Entries shown >>

......

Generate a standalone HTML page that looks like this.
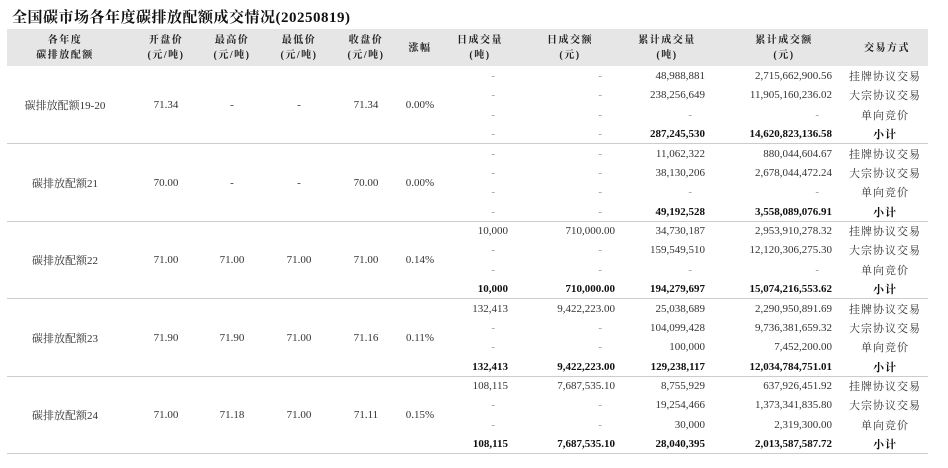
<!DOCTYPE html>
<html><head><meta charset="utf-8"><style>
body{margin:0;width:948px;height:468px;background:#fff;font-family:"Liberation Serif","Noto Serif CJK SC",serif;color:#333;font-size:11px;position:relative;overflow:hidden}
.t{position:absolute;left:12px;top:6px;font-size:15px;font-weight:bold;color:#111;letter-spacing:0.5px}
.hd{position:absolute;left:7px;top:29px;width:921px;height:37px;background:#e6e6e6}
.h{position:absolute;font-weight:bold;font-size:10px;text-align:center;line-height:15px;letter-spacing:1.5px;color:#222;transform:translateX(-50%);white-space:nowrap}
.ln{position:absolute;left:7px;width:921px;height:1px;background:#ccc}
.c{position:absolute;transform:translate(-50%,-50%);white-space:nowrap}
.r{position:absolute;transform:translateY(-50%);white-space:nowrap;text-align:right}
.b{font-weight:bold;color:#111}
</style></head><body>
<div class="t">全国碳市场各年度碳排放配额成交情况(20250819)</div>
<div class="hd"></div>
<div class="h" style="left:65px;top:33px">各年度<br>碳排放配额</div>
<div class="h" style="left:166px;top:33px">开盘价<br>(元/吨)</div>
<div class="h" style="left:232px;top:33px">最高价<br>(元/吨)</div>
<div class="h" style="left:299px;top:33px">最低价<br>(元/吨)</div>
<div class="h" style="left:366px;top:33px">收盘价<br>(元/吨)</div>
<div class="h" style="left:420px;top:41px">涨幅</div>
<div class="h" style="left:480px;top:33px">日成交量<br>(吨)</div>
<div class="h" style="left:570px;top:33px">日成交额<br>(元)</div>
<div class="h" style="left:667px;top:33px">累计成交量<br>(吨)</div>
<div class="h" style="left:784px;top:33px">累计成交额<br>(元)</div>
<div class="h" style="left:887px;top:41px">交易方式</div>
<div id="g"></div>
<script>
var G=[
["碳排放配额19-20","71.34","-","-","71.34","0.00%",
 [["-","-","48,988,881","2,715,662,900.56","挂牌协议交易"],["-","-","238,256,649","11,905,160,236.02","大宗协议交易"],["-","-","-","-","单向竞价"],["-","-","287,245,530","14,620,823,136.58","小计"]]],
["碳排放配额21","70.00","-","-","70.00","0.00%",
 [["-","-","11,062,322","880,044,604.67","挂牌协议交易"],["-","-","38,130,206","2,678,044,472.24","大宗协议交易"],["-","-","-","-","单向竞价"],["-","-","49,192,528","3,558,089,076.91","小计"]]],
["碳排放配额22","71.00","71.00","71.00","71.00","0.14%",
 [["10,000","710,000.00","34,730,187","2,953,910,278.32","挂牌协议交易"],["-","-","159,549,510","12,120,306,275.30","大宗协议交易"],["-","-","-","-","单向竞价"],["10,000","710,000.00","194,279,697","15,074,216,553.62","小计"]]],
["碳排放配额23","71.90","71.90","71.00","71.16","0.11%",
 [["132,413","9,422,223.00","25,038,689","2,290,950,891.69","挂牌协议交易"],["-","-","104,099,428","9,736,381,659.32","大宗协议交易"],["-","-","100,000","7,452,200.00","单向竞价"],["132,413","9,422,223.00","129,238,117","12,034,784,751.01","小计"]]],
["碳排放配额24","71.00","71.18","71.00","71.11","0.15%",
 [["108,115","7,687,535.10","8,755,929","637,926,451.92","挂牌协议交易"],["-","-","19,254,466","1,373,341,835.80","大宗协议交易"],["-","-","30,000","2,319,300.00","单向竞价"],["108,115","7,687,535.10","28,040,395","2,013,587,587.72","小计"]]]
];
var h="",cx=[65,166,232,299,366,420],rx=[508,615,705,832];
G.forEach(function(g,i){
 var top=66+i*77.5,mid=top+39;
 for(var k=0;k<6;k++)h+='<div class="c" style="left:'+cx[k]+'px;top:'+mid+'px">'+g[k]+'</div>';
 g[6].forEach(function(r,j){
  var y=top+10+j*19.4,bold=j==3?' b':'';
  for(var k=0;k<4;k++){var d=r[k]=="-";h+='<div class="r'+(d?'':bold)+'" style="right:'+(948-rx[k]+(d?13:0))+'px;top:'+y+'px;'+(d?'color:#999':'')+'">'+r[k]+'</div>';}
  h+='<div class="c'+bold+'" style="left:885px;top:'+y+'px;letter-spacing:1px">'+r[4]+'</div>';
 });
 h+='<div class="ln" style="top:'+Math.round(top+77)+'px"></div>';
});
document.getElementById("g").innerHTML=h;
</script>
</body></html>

......

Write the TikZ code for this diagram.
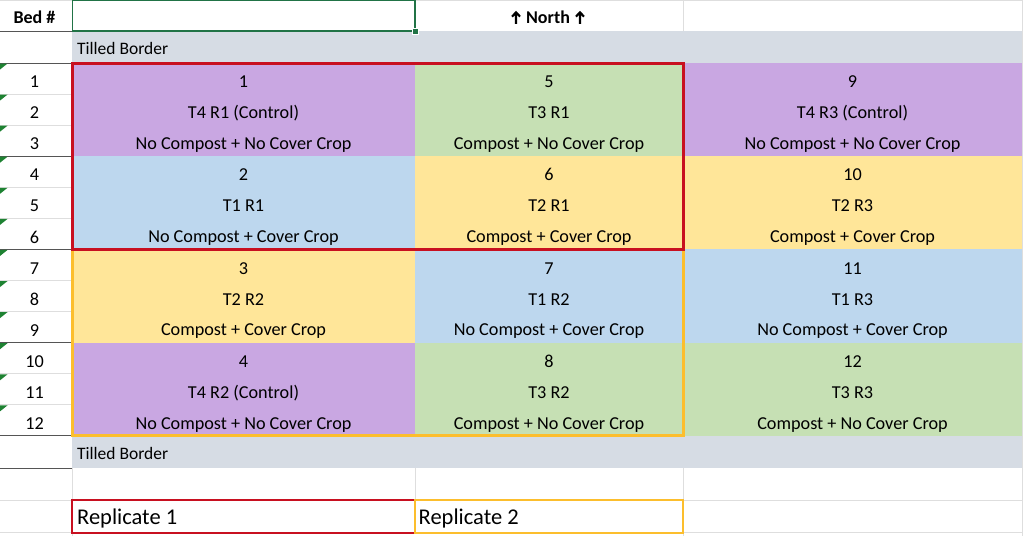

......

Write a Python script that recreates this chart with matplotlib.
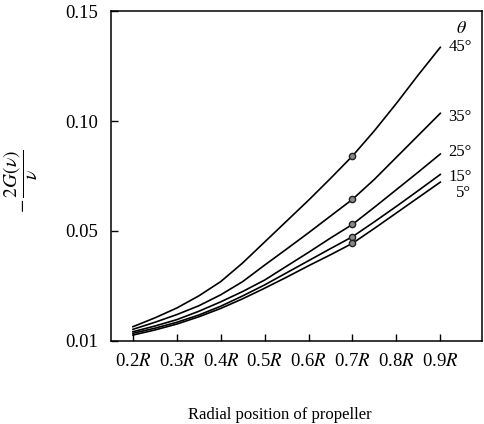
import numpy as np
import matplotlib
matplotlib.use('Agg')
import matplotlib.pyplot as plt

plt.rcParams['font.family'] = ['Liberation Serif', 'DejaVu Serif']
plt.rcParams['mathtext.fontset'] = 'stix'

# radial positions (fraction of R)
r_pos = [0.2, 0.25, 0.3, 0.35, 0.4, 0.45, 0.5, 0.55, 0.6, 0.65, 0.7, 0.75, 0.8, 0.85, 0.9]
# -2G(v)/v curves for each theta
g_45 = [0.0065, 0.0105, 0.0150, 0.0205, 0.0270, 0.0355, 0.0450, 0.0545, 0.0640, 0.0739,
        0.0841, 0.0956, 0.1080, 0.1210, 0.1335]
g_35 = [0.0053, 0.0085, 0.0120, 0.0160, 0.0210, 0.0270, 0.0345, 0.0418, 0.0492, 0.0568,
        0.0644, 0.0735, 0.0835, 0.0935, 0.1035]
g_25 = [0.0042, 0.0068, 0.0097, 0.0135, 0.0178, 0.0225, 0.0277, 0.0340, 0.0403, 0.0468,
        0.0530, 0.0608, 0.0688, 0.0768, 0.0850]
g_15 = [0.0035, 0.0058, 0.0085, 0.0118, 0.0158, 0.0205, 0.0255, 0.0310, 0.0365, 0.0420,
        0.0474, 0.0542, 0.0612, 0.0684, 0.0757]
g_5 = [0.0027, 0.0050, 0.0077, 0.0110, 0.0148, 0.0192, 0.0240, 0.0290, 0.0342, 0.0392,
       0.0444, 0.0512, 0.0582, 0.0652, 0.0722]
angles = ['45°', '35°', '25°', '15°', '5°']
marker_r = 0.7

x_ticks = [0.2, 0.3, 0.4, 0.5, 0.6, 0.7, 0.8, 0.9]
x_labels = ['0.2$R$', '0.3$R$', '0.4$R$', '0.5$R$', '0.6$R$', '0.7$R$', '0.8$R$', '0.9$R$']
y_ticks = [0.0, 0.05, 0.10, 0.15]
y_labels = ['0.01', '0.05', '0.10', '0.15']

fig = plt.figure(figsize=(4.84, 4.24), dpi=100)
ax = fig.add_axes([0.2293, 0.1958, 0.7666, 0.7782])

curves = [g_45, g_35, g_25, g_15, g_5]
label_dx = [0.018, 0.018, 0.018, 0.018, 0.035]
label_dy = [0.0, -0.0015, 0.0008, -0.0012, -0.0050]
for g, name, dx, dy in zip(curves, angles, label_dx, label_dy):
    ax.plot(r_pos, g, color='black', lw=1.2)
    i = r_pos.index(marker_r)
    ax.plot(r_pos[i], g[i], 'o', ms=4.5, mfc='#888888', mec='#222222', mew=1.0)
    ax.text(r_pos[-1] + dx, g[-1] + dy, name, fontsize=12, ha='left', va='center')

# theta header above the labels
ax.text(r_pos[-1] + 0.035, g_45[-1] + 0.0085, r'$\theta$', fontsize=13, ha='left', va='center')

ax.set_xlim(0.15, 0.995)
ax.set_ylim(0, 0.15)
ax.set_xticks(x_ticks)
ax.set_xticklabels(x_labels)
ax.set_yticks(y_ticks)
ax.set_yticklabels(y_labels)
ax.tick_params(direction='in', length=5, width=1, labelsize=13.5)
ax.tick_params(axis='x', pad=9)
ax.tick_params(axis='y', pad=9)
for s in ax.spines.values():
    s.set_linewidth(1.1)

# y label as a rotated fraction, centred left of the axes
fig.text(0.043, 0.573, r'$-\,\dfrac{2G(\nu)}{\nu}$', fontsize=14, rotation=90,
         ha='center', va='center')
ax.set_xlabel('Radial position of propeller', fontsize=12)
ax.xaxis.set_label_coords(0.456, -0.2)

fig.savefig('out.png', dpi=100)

......

What is required >> Beginning with the line above that contains "Write a Python" and finishing with the line that contains "plt.rcParams['mathtext.fontset'] = 'stix'", print those lines exactly and only. Skip all pictures.

Response for this exercise >>
Write a Python script that recreates this chart with matplotlib.
import numpy as np
import matplotlib
matplotlib.use('Agg')
import matplotlib.pyplot as plt

plt.rcParams['font.family'] = ['Liberation Serif', 'DejaVu Serif']
plt.rcParams['mathtext.fontset'] = 'stix'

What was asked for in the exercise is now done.